1. Many companies warehouse their private, internal marketing research information on their intranet. Explicit decisions must be made to collect and organize the information in formats that can be conveniently accessed and processed.
o Customer relationship management (CRM) programs are among the richest sources of secondary data.
o Sales over several years, tracked alongside spend on marketing initiatives is typically readily available.
o Establishing a centralized data warehouse of research conducted by the organization ensures future access to useful historical data, even if staff move on.
2. Geodemographics is used to micro-target a population that will be most likely to use your product or service and to locate physical operations. This is accomplished by analyzing information about customer location and movement, and demographics such as age, household type, size, education and income at a very granular level. Layers of other information, such as attitudinal or psychographic profiling give insight into what motivates clusters of consumers. The profiles can be linked to clients’ customer data bases.
3. Government Agencies in most countries collect a large amount of information by way of the census, sample surveys, trade figures, income, expenditures and so on. This textbook unit lists significant providers in the USA, Canada and other countries.
4. Syndicated Data is information collected by an organization to sell in a standardized format to several clients with similar information needs. This is an excellent way to stay up-to-date and gain competitive intelligence quickly and without the expense of primary research. Data can come from shared cost surveys, diary panels or passive data collections (e.g. grocery scanning etc.).
5. Published material, such as blog posts, newspaper and new service articles, editorials and classified advertising is abundant. Competitive information can be gleaned from classified ads – what type of skills are companies looking for? Trade associations conduct research and publish reports on behalf of their members
Data from any source must be scrutinized before it is included in any reports provided to marketing decision-makers. This textbook unit lists key questions that should be asked to ascertain the quality of the data.

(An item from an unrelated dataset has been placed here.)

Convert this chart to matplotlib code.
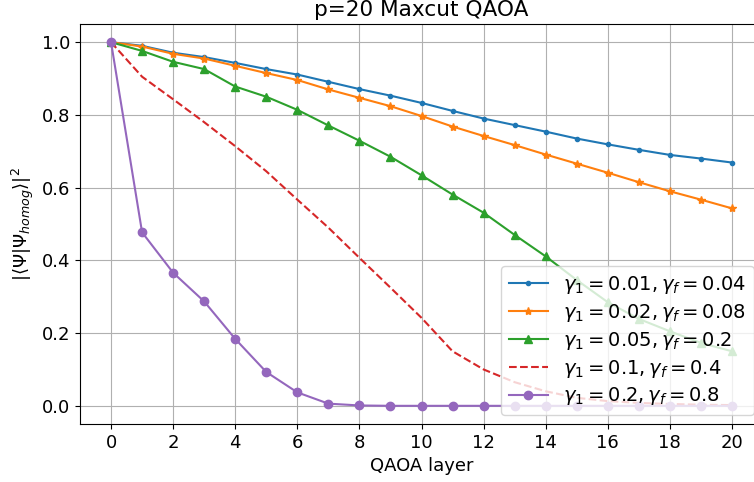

The person who retrieves and passes along secondary information has a responsibility to:
o Provide the proper and complete citation for the original data source, including the organization that paid for the research
o State the purpose of the original research that produced this information and include the date, sample size and sampling methodology.
o Provide the actual question wording for any data points used and indicate if any differences identified are statistically significant and meaningful.
If secondary data is to add value to the marketing decision-making process, it must be:
o Stored in a form that can be easily used for the immediate purpose and for the future. This means being collected, moved to a central location and catalogued.
o Integrated into analysis.
Data mining refers to gleaning important information from large data bases using sophisticated and robust data analysis techniques.
o It requires a data warehouse in which internal information and external secondary information is archived an a logical and easily accessible manner.
o It takes time to pull data into statistical analysis and simmer it down to meaningful and digestible insights.
o Data mining is often used as the second main procedure in market segmentation. Primary research is undertaken to create the segments. Internal customer data can then be ‘tagged’ with the segments to link the two sets of information.
• Obtaining data in a spreadsheet format is the first step in the analysis process. Data can often be scraped into formats that an be used in standard analysis applications.
• Once secured, it can be used in a statistical analysis. Spreadsheet programs like Excel, or statistics programs like R, Phython, SPSS or SAS will make multiple iterations and test situations easier and quicker.
• Whether further analyzed or not, it would need to be formatted for presentation in order to maximize the ability of users to understand the information. Presentation methods are handled later in this textbook.